At first I thought this is easy to answer... but...
I'd actually say you'd do this after multiplying by the model matrix. But then you'd need to send the model matrix and the view-projection matrix to the shader sperated and you'd have more uniforms to send and more matrices to multiply vectors by...
So I suggest multiplying the vertices by the model matrix on the cpu (you don't even have to do this every frame, since you don't need to rotate / scale or translate something all the time. So you can leave that out sometimes, if you cache the results) and then upload that to the gpu.
In the gpu I'd then do the animation and finally multiply by the view-projection matrix.
(But this is actually dependent on the "animation")
Here an example:
First, I want to clarify, what I think you mean with "animation": For example a windy effect by transforming the vertices by some layered cosine or sine, for example in Minecraft. Where the leave blocks are then affected by the wind.
So what If I want to translate or rotate the blocks?
If I would just first transform the vertices before they are translated I'd get the same wind effect for all leave blocks, since the position of the vertex is the seed of the wind effect. -> all leave blocks have the positions 0, 0 in the beginning -> All do the same function lookup.

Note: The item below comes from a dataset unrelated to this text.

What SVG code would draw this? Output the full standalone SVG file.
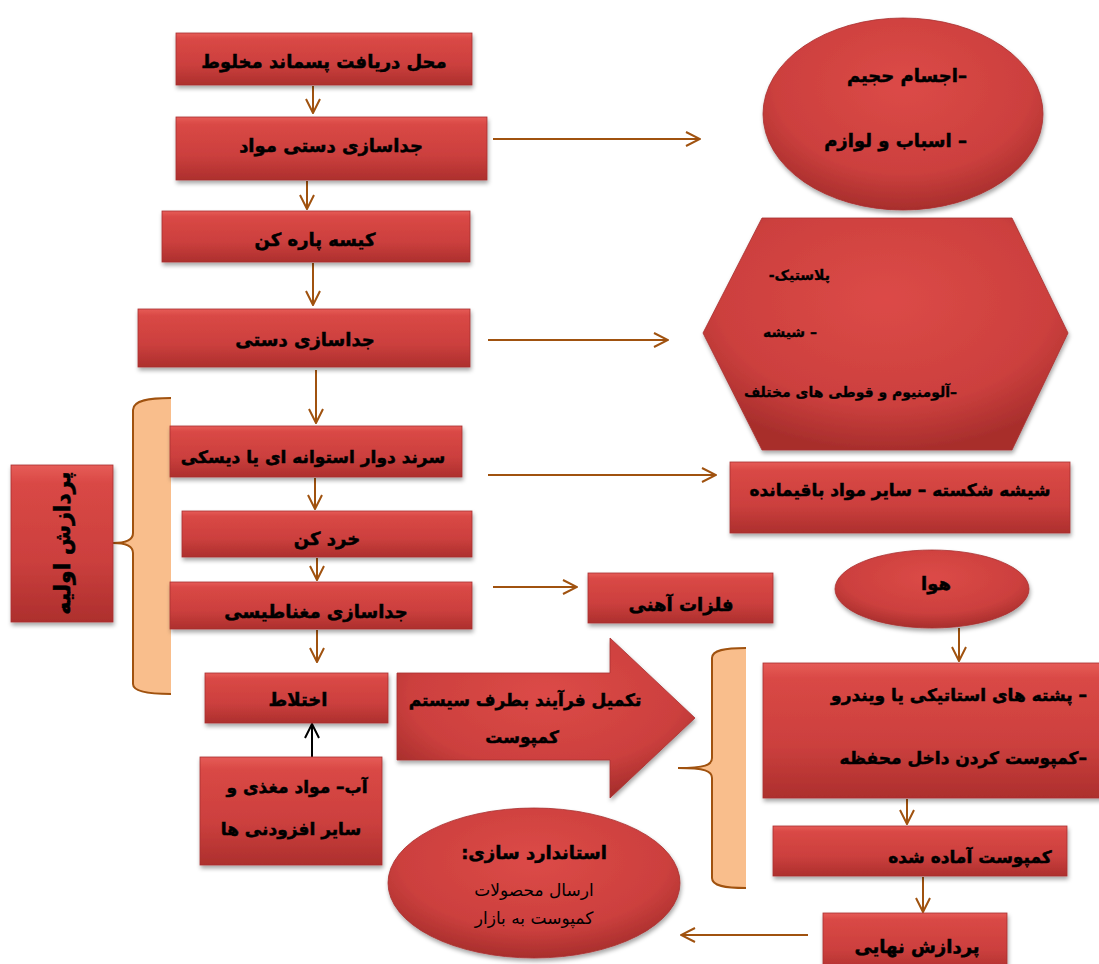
<svg xmlns="http://www.w3.org/2000/svg" width="1099" height="964" viewBox="0 0 1099 964">
<defs>
<style>
.box{fill:url(#gr);stroke:#a83030;stroke-width:0.8;filter:url(#sh)}
.ov{fill:url(#rg);stroke:#a83030;stroke-width:0.8;filter:url(#sh)}
.t{font-family:"DejaVu Sans",sans-serif;font-weight:bold;font-size:18px;fill:#000;stroke:#000;stroke-width:0.5;direction:rtl}
.n{font-weight:normal;font-size:17px;stroke:none}
.m{font-size:17px}
.s{font-size:14px;stroke-width:0.3}
.c{text-anchor:middle}
.r{text-anchor:start}
.con{stroke:#a0520f;stroke-width:2;fill:none;marker-end:url(#ah)}
.blk{stroke:#000;stroke-width:2;fill:none;marker-end:url(#ahk)}
.brf{fill:#f9be8c;stroke:none}
.brs{fill:none;stroke:#a0520f;stroke-width:2}
</style>
<linearGradient id="gr" x1="0" y1="0" x2="0" y2="1">
<stop offset="0" stop-color="#e65c57"/>
<stop offset="0.12" stop-color="#d94845"/>
<stop offset="0.6" stop-color="#cc403e"/>
<stop offset="1" stop-color="#ad2f2d"/>
</linearGradient>
<radialGradient id="rg" cx="0.5" cy="0.35" r="0.65">
<stop offset="0" stop-color="#dc4a47"/>
<stop offset="0.7" stop-color="#cc403e"/>
<stop offset="1" stop-color="#a82e2c"/>
</radialGradient>
<filter id="sh" x="-10%" y="-10%" width="120%" height="130%">
<feDropShadow dx="1" dy="3" stdDeviation="2" flood-color="#000" flood-opacity="0.35"/>
</filter>
<marker id="ah" viewBox="0 0 16 16" refX="15" refY="8" markerWidth="16" markerHeight="16" markerUnits="userSpaceOnUse" orient="auto">
<path d="M1,1 L15,8 L1,15" fill="none" stroke="#a0520f" stroke-width="2"/>
</marker>
<marker id="ahk" viewBox="0 0 16 16" refX="15" refY="8" markerWidth="16" markerHeight="16" markerUnits="userSpaceOnUse" orient="auto">
<path d="M1,1 L15,8 L1,15" fill="none" stroke="#000" stroke-width="2"/>
</marker>
</defs>
<rect width="1099" height="964" fill="#fff"/>

<g id="braces">
<path class="brf" d="M171,398 C150,398 133,400 133,410 L133,533 C133,540 125,543 113,543 C125,543 133,546 133,553 L133,684 C133,692 150,694 171,694 Z"/>
<path class="brs" d="M171,398 C150,398 133,400 133,410 L133,533 C133,540 125,543 113,543 C125,543 133,546 133,553 L133,684 C133,692 150,694 171,694"/>
<path class="brf" d="M746,648 C725,648 712,650 712,658 L712,758 C712,765 705,768 678,768 C705,768 712,771 712,778 L712,878 C712,886 725,888 746,888 Z"/>
<path class="brs" d="M746,648 C725,648 712,650 712,658 L712,758 C712,765 705,768 678,768 C705,768 712,771 712,778 L712,878 C712,886 725,888 746,888"/>
</g>

<g id="connectors">
<line class="con" x1="313" y1="86" x2="313" y2="113"/>
<line class="con" x1="307" y1="181" x2="307" y2="209"/>
<line class="con" x1="313" y1="263" x2="313" y2="305"/>
<line class="con" x1="316" y1="370" x2="316" y2="423"/>
<line class="con" x1="315" y1="478" x2="315" y2="509"/>
<line class="con" x1="317" y1="558" x2="317" y2="580"/>
<line class="con" x1="317" y1="630" x2="317" y2="662"/>
<line class="blk" x1="312" y1="757" x2="312" y2="724"/>
<line class="con" x1="493" y1="139" x2="700" y2="139"/>
<line class="con" x1="488" y1="340" x2="668" y2="340"/>
<line class="con" x1="488" y1="475" x2="716" y2="475"/>
<line class="con" x1="493" y1="587" x2="577" y2="587"/>
<line class="con" x1="959" y1="628" x2="959" y2="661"/>
<line class="con" x1="907" y1="799" x2="907" y2="824"/>
<line class="con" x1="923" y1="877" x2="923" y2="912"/>
<line class="con" x1="808" y1="935" x2="681" y2="935"/>
</g>

<g id="n1"><rect class="box" x="176" y="33" width="296" height="52"/><text class="t c" x="324" y="68">محل دریافت پسماند مخلوط</text></g>
<g id="n2"><rect class="box" x="176" y="117" width="311" height="63"/><text class="t c" x="331" y="152">جداسازی دستی مواد</text></g>
<g id="n3"><rect class="box" x="162" y="211" width="308" height="51"/><text class="t c" x="315" y="246">کیسه پاره کن</text></g>
<g id="n4"><rect class="box" x="138" y="309" width="332" height="58"/><text class="t c" x="305" y="346">جداسازی دستی</text></g>
<g id="n5"><rect class="box" x="170" y="426" width="292" height="51"/><text class="t c m" x="313" y="463">سرند  دوار استوانه ای یا دیسکی</text></g>
<g id="n6"><rect class="box" x="182" y="511" width="290" height="46"/><text class="t c" x="327" y="545">خرد کن</text></g>
<g id="n7"><rect class="box" x="170" y="582" width="302" height="47"/><text class="t c" x="316" y="618">جداسازی مغناطیسی</text></g>
<g id="n8"><rect class="box" x="205" y="673" width="183" height="50"/><text class="t c" x="298" y="706">اختلاط</text></g>
<g id="n9"><rect class="box" x="200" y="757" width="182" height="108"/><text class="t c m" x="297" y="793">آب– مواد مغذی و</text><text class="t c m" x="291" y="835">سایر افزودنی ها</text></g>
<g id="n10"><rect class="box" x="11" y="465" width="102" height="157"/><text class="t c" style="font-size:22px" transform="translate(62,543) rotate(-90)" x="0" y="8">پردازش اولیه</text></g>

<g id="e1"><ellipse class="ov" cx="903" cy="114" rx="140" ry="96"/><text class="t r" x="967" y="82">–اجسام حجیم</text><text class="t r" x="967" y="147">– اسباب و لوازم</text></g>
<g id="hex"><polygon class="ov" points="762,218 1012,218 1068,333 1012,450 762,450 703,333"/><text class="t r s" x="830" y="280">پلاستیک-</text><text class="t r s" x="817" y="337">– شیشه</text><text class="t r s" x="957" y="397">–آلومنیوم و قوطی های مختلف</text></g>
<g id="n11"><rect class="box" x="730" y="462" width="340" height="71"/><text class="t c m" x="900" y="496">شیشه شکسته – سایر مواد باقیمانده</text></g>
<g id="n12"><rect class="box" x="588" y="573" width="185" height="50"/><text class="t c" x="681" y="611">فلزات آهنی</text></g>
<g id="e2"><ellipse class="ov" cx="932" cy="589" rx="97" ry="39"/><text class="t c" x="936" y="590">هوا</text></g>
<g id="arrowBig"><path class="ov" d="M397,673 L610,673 L610,638 L695,718 L610,798 L610,760 L397,760 Z"/><text class="t c m" x="525" y="706">تکمیل فرآیند بطرف سیستم</text><text class="t c m" x="522" y="743">کمپوست</text></g>
<g id="n13"><rect class="box" x="763" y="663" width="345" height="135"/><text class="t r m" x="1087" y="701">– پشته های استاتیکی  یا ویندرو</text><text class="t r m" x="1087" y="764">–کمپوست کردن داخل محفظه</text></g>
<g id="n14"><rect class="box" x="773" y="826" width="294" height="50"/><text class="t c m" x="970" y="863">کمپوست آماده شده</text></g>
<g id="n15"><rect class="box" x="823" y="913" width="184" height="60"/><text class="t c" x="917" y="953">پردازش نهایی</text></g>
<g id="e3"><ellipse class="ov" cx="534" cy="883" rx="146" ry="75"/><text class="t c" x="534" y="859">استاندارد سازی:</text><text class="t c n" x="534" y="896">ارسال محصولات</text><text class="t c n" x="534" y="924">کمپوست به بازار</text></g>
</svg>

So what I do: I multiply all the leave blocks' vertices by the model matrix. -> They get translated each to the right position, for example 16, 9, wheras others are at other positions. -> They do the right sine-function lookup in the shader and get a beautiful windy effect.
But you can have other "animation"-effects which shouldn't be world-space but screen-space.
For example a waving screen effect (You'd actually do it with Framebuffers and fragment shaders, but here is the example for vertex shaders):
You'd get the screen coords of all the vertices and then disort them by a sine function, dependent on their vertex position.